About the series: In a saloon town such as San Francisco, the bartender plays a crucial role. Confessor, friend, sounding board — the man or woman behind the plank sees to it that our needs are met with elegance, grace and often wit. They see humanity at its best and most convivial, but also offer a nod and a welcome to the lonely. But what do they see when they look at us? What are the tricks of their trade? And what lessons have they learned along the way? In this Examiner weekly feature, we talk to some of our local bartenders to find out.
48 Brannan St., San Francisco, (415) 904-4100, www.bacarsf.com
Call us crazy, but every time we had visited Bacar, a sleek yet rather innocuous SoMa restaurant, we had the audacity to skip the cocktails and dive into the wine. After all, this is the restaurant that boasts a three-story, glass-encased wine tower housing approximately 800 bottles. Yet, there we were, sipping away at a generous array of lovingly crafted cocktails with Bacar’s Greg Sherman. He enlightened us about Bacar’s Monday-through-Thursday happy hour, during which we can order such delights as the Basil & Buca, Herradura Nectar and the Monk’s Flower for half price. Better yet, on Fridays we can swing by and get our happy hour started at 2:30. Just do what we do — tell the boss we’re working from home.
How’d you wind up behind the bar? Well, when I was 16 I worked at a senior assisted-living community. Then I moved to Seattle and I was a bus boy, and then I started waiting tables at a restaurant. One night, the manager asked if I wanted to get behind the bar. I’ve gone back and forth to both roles through the years — waiting tables and bartending.
Wait, you weren’t bartending at the senior assisted living place were you? No. I was waiting tables. When I was 16, I didn’t know a bottle of Jack Daniels from a hole in the wall.
Ah. Go on. Then I moved to San Francisco and I started waiting tables at Lulu’s, then I became the bar manager at Mecca. Through friends in the business, I heard Bacar was looking for a bartender, and it really seemed like the place was heading in the right direction.

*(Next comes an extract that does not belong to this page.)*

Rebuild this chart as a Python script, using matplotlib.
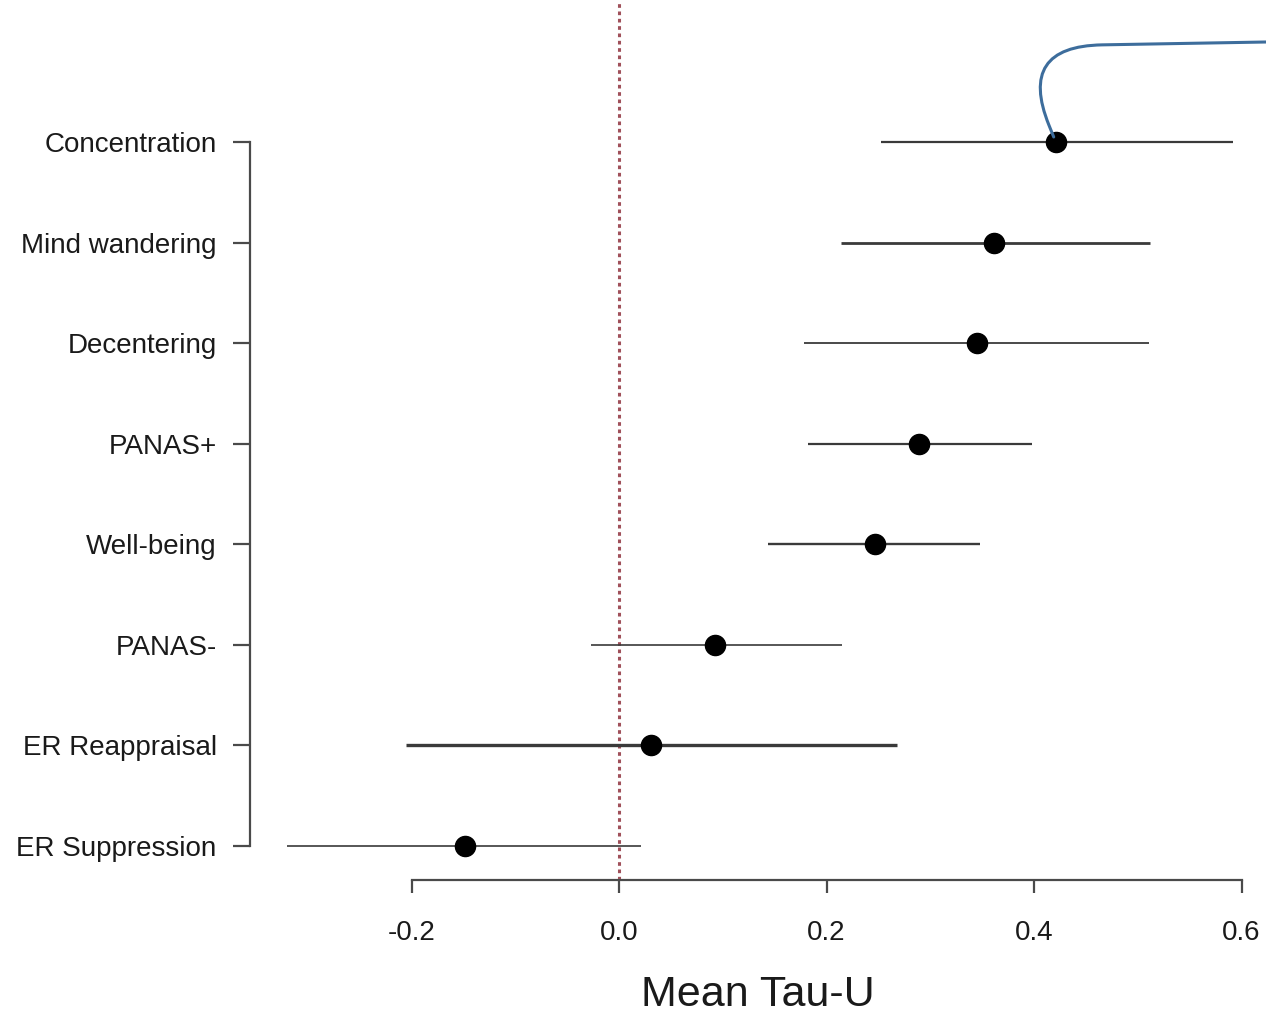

What’s the first drink you ever made? A gin martini. The manager at one of the Indian restaurants I used to work at in Seattle taught all the wait staff how to make the basics. I think back then I shook it, which I would never do now.
What’s that you’re making? This is the Monk’s Flower. It was created by me … inspired by this gentleman’s request (Craig Berold) to do something with Chartreuse.
Tell us, what the heck is Chartreuse? [Reads from bottle] It’s a herbaceous brandy made by Chartreuse monks.
What’s the worst cocktail you’ve ever had? A Bloody Mary from Colibri where it’s just tomato juice and Tabasco.
Ouch. That’s gonna cause us a war. What’s the strangest drink you’ve ever made? Well, the strangest drink I’ve ever heard of was a Yoo-Hoo and Courvoisier.
That’s weird — that’s the strangest drink we’ve ever heard of. Yeah, Steve Aleshire told you that, the bartender over at Mecca. I worked with him for about a year.
Small world! What’s this concoction you’re pouring now? This is a Hendrick’s Afternoon. We make our own cucumber water here, so it’s 1 ounce cucumber water, 1½ ounces Hendrick’s Gin, 1 ounce simple syrup, 2 lime halves, 5 mint leaves muddled. Strain it over ice, pour in a Collins glass and garnish with cucumber.
Wow, that’s almost too refreshing. Is this something you’d order? It really depends on the bar. If I’m at a place where I’m confident, like a Nopa or Absinthe, I’ll order the specialty cocktails. Otherwise, any old beer and a shot of whiskey will do.
» 2 ounces yellow Chartreuse
» ¾ ounce St. Germain elderflower
» ½ squeeze of lemon
Float 2 oz. of roséChampagne on top.
Serve up on a stem, garnished with twist of lemon peel.